Schlechthin alle Experten sind sich darin einig, dass die Ergebnisse des "Human Genome Projects" bei der Suche nach diesem Schlüssel eine entscheidende Rolle spielen werden, außerdem besteht Einigkeit darüber, dass die Suche danach unvergleichlich schwieriger, langwieriger und teurer sein wird als das bisher Erreichte.

Die Wissenschaftler und Public Relations-Barden der Organisationen, die an Wissenschaft interessiert sind, stehen jetzt vor einer schwierigen Aufgabe: sie müssen versuchen, die Öffentlichkeit davon zu überzeugen, dass das "Human Genome Project" ein in seiner Art einmaliger und überwältigender Erfolg war - und dennoch nicht mehr als eine wesentliche Grundlage zur Lösung der nun anstehenden schwierigeren Probleme.

Ein Unbehagen will jedoch nicht weichen.

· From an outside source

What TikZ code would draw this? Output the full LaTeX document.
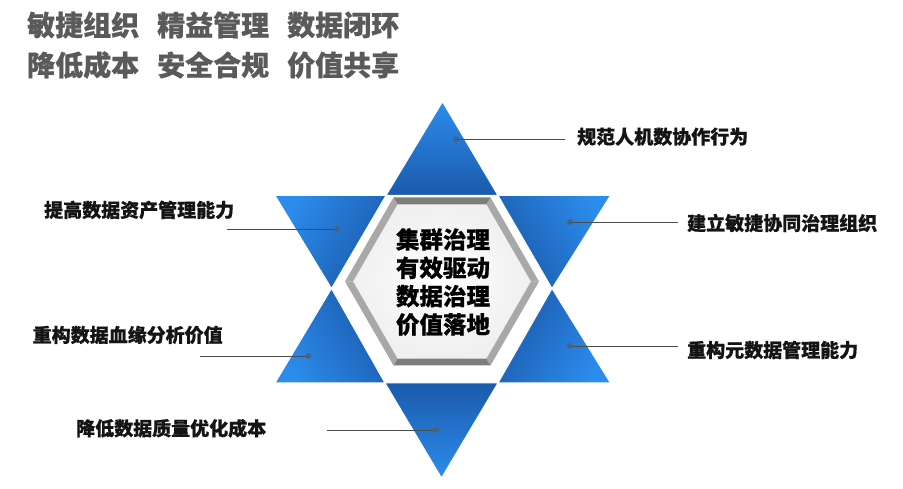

In einer Zeit, in der nichts größere Überzeugungskraft zu haben scheint als "Authentizität", wird man wiederum Scharen von Wissenschaftlern mit Pokerface erleben, die Metaphern in die Welt setzen, von denen sie nur zu genau wissen, dass sie bestenfalls irreführend sind. Man wird uns wieder versichern, dass wir auf dem neuen Weg noch näher an das heran kommen werden, was im "Geist Gottes" vor sich geht, wir werden das "Buch des Lebens" nicht nur buchstabieren, sondern sogar "lesen" lernen. Bill Clinton, 2001, im Originalton: "Wir lernen die Sprache, in der Gott das Leben schuf, und vergrößern dabei die Ehrfurcht vor seiner Komplexität und Schönheit und das Staunen über Gottes göttlichstes und heiligstes Geschenk."

Auch wenn die Kommentatoren jetzt nicht müde werden, darauf hinzuweisen, dass es viel Zeit kosten wird, bis man die Sequenzdaten in medizinisch-klinische Fortschritte verwandelt hat, wird man weiterhin schnelle klinische Fortschritte in Aussicht stellen - und was die nächsten Etappen betrifft, sogar wahrscheinlich mit größerer Berechtigung als bisher.

Philip Ball, renommierter "Nature"- Redakteur mit Unbehagen an grandiosen Metaphern, merkt in einer Würdigung des großen Erfolgs

des "Human Genome Projects" nur sarkastisch an: "Lasst uns nur nicht vergessen, dass die meisten Leute

in der (entwickelten) Welt heute

an Krankheiten sterben, die leicht behandelbar oder vermeidbar sind: Rauchen, Alkohol, schlechte Ernährung und Bewegungsmangel. Um damit fertig zu werden, braucht man 'das Buch des Lebens' nicht."

Literatur:

International Human Genome Sequencing Consortium: Finishing the euchromatic sequence of the human genome.

"Nature" 431 (21. Oktober 2004), 931 - 945.